For (1):
Add the following dependency:
<dependency>
<groupId>com.azure</groupId>
<artifactId>azure-analytics-synapse-spark</artifactId>
<version>1.0.0-beta.4</version>
</dependency>
<dependency>
<groupId>com.azure</groupId>
<artifactId>azure-identity</artifactId>
</dependency>
With below sample code:
import com.azure.analytics.synapse.spark.SparkBatchClient;
import com.azure.analytics.synapse.spark.SparkClientBuilder;
import com.azure.analytics.synapse.spark.models.SparkBatchJob;
import com.azure.analytics.synapse.spark.models.SparkBatchJobOptions;
import com.azure.identity.DefaultAzureCredentialBuilder;
import java.util.*;
public class SynapseService {
private final SparkBatchClient batchClient;
public SynapseService() {
batchClient = new SparkClientBuilder()
.endpoint("https://xxxx.dev.azuresynapse.net/")

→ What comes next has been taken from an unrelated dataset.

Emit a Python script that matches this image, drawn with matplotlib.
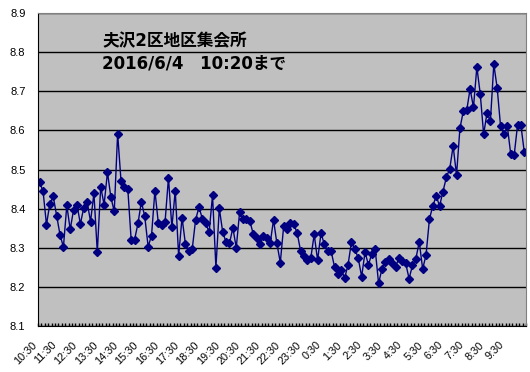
import matplotlib.pyplot as plt
import matplotlib.transforms as mtransforms
import numpy as np

plt.rcParams['font.family'] = ['Liberation Sans', 'DejaVu Sans']

# hourly category labels (one every 6 points, 10-minute data)
hour_labels = ["10:30", "11:30", "12:30", "13:30", "14:30", "15:30", "16:30",
               "17:30", "18:30", "19:30", "20:30", "21:30", "22:30", "23:30",
               "0:30", "1:30", "2:30", "3:30", "4:30", "5:30", "6:30", "7:30",
               "8:30", "9:30"]

title_place = "夫沢2区地区集会所"
title_date = "2016/6/4\u300010:20まで"

# 10:30 -> 10:20 next day, every 10 minutes
values = [
    8.467, 8.444, 8.359, 8.413, 8.431, 8.382, 8.333, 8.302, 8.408, 8.347,
    8.397, 8.410, 8.361, 8.402, 8.417, 8.367, 8.439, 8.289, 8.456, 8.410,
    8.493, 8.429, 8.393, 8.592, 8.470, 8.454, 8.450, 8.319, 8.321, 8.362,
    8.418, 8.380, 8.303, 8.331, 8.446, 8.363, 8.357, 8.367, 8.479, 8.352,
    8.446, 8.279, 8.377, 8.310, 8.292, 8.296, 8.371, 8.404, 8.374, 8.362,
    8.340, 8.434, 8.249, 8.401, 8.340, 8.314, 8.311, 8.351, 8.300, 8.392,
    8.373, 8.373, 8.368, 8.336, 8.326, 8.309, 8.329, 8.326, 8.311, 8.371,
    8.311, 8.262, 8.356, 8.349, 8.362, 8.360, 8.337, 8.291, 8.280, 8.268,
    8.274, 8.334, 8.268, 8.337, 8.309, 8.291, 8.291, 8.251, 8.233, 8.244,
    8.223, 8.257, 8.315, 8.297, 8.273, 8.226, 8.289, 8.256, 8.285, 8.296,
    8.209, 8.246, 8.263, 8.270, 8.260, 8.252, 8.273, 8.266, 8.260, 8.221,
    8.255, 8.272, 8.315, 8.246, 8.281, 8.373, 8.407, 8.432, 8.407, 8.443,
    8.480, 8.502, 8.560, 8.486, 8.605, 8.649, 8.651, 8.706, 8.659, 8.762,
    8.693, 8.590, 8.645, 8.624, 8.769, 8.708, 8.610, 8.590, 8.610, 8.539,
    8.536, 8.613, 8.613, 8.544,
]

x = np.arange(len(values))

fig = plt.figure(figsize=(5.3, 3.72), dpi=100)
ax = fig.add_axes([38/530, 1 - 326/372, 488/530, 313/372])
ax.set_facecolor('#c0c0c0')
ax.set_axisbelow(True)

ax.plot(x, values, color='#000080', lw=1, marker='D', ms=4.2,
        mfc='#000080', mec='#000080')

ax.set_xlim(-0.5, len(values) - 0.5)
ax.set_ylim(8.1, 8.9)
ax.set_yticks(np.arange(8.1, 8.91, 0.1))
ax.yaxis.set_major_formatter('{x:.1f}')
ax.grid(axis='y', color='black', lw=1)
ax.tick_params(axis='y', length=0, pad=9, labelsize=8)

ax.set_xticks(x[::6])
ax.set_xticklabels(hour_labels, rotation=45, ha='right', va='top',
                   rotation_mode='anchor', fontsize=7.8)
ax.set_xticks(np.arange(-0.5, len(values)), minor=True)
ax.tick_params(axis='x', which='major', length=0, pad=10)
ax.tick_params(axis='x', which='minor', direction='in', length=2, width=1)

# nudge the rotated labels left, like the original
shift = mtransforms.ScaledTranslation(-6/72, 0, fig.dpi_scale_trans)
for lab in ax.get_xticklabels():
    lab.set_transform(lab.get_transform() + shift)

for side in ['top', 'right']:
    ax.spines[side].set_color('#808080')
for side in ['left', 'bottom']:
    ax.spines[side].set_color('black')

title_fonts = ['DejaVu Sans', 'Noto Sans CJK JP']
fig.text(102/530, 1 - 41/372, title_place, fontsize=12, fontweight='bold',
         family=title_fonts, va='center', ha='left')
fig.text(102/530, 1 - 64/372, title_date, fontsize=12, fontweight='bold',
         family=title_fonts, va='center', ha='left')

plt.savefig('out.png', dpi=100)
plt.close()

.sparkPoolName("TestPool")
.credential(new DefaultAzureCredentialBuilder().build())
.buildSparkBatchClient();
}
public SparkBatchJob submitSparkJob(String name, String mainFile, String mainClass, List<String> arguments, List<String> jars) {
SparkBatchJobOptions options = new SparkBatchJobOptions()
.setName(name)
.setFile(mainFile)
.setClassName(mainClass)
.setArguments(arguments)
.setJars(jars)
.setExecutorCount(3)
.setExecutorCores(4)
.setDriverCores(4)
.setDriverMemory("6G")
.setExecutorMemory("6G");
return batchClient.createSparkBatchJob(options);
}
/**
* All possible Livy States: https://learn.microsoft.com/en-us/rest/api/synapse/data-plane/spark-batch/get-spark-batch-jobs#livystates
*
* Some of the values: busy, dead, error, idle, killed, not_Started, recovering, running, shutting_down, starting, success
* @param id
* @return
*/
public SparkBatchJob getSparkJob(int id, boolean detailed) {
return batchClient.getSparkBatchJob(id, detailed);
}
/**
* Cancels the ongoing synapse spark job
* @param jobId id of the synapse job
*/
public void cancelSparkJob(int jobId) {
batchClient.cancelSparkBatchJob(jobId);
}
}
And finally submit the spark-job:
SynapseService synapse = new SynapseService();
synapse.submitSparkJob("TestJob",
"abfss://builds@xxxx.dfs.core.windows.net/core/jars/main-module_2.12-1.0.jar",
"com.xx.Main",
Collections.emptyList(),
Arrays.asList("abfss://builds@xxxx.dfs.core.windows.net/core/jars/*"));
Finally, you will need to provide the necessary role in:
- Open Synapse Analytics Studio
- Manage -> Access Control
- Provide the role
Synapse Compute Operator
and Synapse Compute Operator
to the caller
To answer question-2:
When jobs are submitted in synapse via jars, they are equivalent to spark-submit
. So all the jobs are agnostic of each other and do not share each other's dependencies.